Il se révèle donc erroné de considérer que les 130 000 Témoins de Jéhovah sont compris dans les 160 000 adhérents aux 172 sectes. C’est pourquoi le rapporteur de la commission, Jacques Guyard, a indiqué lors d’une interview à la suite de la rédaction du rapport : « Cent soixante-dix mouvements nationaux regroupant entre cent cinquante et cent soixante mille personnes au sein d’au moins huit cents groupes locaux actifs ont été recensés. Sans compter les cent trente mille Témoins de Jéhovah. » (Le Monde, 27 décembre 1995.)
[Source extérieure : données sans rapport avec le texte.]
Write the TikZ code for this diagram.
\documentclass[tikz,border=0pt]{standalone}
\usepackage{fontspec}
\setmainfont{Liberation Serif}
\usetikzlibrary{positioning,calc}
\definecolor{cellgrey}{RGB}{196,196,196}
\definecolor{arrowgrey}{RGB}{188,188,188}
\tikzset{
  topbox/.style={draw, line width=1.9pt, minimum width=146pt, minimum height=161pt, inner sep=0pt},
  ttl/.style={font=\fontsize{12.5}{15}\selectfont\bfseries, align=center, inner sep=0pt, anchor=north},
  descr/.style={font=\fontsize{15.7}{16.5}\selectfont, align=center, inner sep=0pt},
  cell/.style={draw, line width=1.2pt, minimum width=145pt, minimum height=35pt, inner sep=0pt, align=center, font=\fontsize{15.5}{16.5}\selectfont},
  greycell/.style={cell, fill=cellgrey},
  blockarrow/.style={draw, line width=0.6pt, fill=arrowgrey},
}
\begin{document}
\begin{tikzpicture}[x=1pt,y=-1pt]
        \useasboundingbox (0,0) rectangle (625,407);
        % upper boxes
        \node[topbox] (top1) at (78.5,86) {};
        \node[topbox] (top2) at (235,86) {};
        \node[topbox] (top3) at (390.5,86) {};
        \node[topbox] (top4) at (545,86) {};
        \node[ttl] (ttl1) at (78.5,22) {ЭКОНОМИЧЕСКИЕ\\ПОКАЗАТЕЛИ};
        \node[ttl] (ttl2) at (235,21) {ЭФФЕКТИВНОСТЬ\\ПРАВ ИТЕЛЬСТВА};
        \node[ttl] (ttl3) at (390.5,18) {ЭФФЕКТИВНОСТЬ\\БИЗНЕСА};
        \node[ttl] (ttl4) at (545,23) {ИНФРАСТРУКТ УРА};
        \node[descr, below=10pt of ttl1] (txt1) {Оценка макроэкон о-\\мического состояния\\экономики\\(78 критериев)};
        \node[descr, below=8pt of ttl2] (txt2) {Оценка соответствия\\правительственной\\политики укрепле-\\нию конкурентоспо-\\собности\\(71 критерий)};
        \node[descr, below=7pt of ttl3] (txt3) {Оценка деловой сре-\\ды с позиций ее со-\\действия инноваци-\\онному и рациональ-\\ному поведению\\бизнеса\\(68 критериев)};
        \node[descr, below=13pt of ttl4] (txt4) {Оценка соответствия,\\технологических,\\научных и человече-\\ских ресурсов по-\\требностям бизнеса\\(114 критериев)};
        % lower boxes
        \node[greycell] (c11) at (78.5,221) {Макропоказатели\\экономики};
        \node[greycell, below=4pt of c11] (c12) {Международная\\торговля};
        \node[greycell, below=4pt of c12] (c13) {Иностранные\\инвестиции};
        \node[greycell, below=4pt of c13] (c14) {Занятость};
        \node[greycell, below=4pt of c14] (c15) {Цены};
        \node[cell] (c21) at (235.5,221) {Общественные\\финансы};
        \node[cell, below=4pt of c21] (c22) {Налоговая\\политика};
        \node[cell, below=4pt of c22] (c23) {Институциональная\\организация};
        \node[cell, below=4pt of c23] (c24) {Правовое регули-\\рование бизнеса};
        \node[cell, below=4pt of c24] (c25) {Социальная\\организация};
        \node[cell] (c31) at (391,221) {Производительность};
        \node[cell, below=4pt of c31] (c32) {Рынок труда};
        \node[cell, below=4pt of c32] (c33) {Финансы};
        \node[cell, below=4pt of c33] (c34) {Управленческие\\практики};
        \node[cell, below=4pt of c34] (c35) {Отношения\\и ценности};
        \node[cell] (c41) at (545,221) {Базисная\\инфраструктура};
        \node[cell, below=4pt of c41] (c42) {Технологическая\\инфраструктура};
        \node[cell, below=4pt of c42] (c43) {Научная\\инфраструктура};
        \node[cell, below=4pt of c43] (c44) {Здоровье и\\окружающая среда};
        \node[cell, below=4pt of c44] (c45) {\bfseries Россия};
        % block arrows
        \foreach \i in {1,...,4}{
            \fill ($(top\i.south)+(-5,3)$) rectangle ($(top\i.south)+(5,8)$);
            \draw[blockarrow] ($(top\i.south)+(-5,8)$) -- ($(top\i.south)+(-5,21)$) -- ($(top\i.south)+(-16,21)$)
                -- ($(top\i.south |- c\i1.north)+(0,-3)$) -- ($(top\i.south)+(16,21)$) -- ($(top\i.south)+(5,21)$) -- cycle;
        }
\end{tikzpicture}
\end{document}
[5] Le Quid 2007 (p. 717) effectue bien cette séparation : « Nombre de sectes. 173 dont 172 associations remplissant au moins 1 de ces 10 critères sont considérées comme des sectes + les Témoins de Jéhovah ».
« Les chiffres entre parenthèses correspondent à une répartition par “type dominant” des 172 sectes recensées dans le rapport, auxquelles s’ajoutent les Témoins de Jéhovah » (Le Monde, 11 janvier 1996).
« Le rapport parlementaire faisait état d’une liste de “mouvements sectaires” établie par les renseignements généraux, soit 172 sectes regroupant 160.000 adeptes et 100.000 sympathisants, sans compter quelque 130.000 membres des Témoins de Jéhovah. » (AFP, 13 novembre 1996.)
[6] Cette commission d’enquête ne comptait qu’une trentaine de membres parmi les 577 députés qui formaient alors l’Assemblée nationale. Comble de tout, ce rapport n’a été voté qu’à « l’unanimité » de sept membres présents à ce moment-là (L’Humanité, 11 janvier 1996).
[7] Le ministère de l’Emploi et de la Solidarité a déclaré que le rapport parlementaire sur les sectes « n’a aucune valeur juridique » (Courrier Juridique des Affaires sociales, mai-juin 1998, p. 2).
« Le rapport susvisé ne constitue qu’un élément d’information, soumis à discussion, et n’a aucune valeur normative. » (CA Anger, 10 mars 1997, n° 181/97.)
[8] Ministère de l’Intérieur, circulaire du 20 décembre 1999 sur la lutte contre les agissements répréhensibles des mouvements sectaires, n° NOR/INT/D/99/00262/C.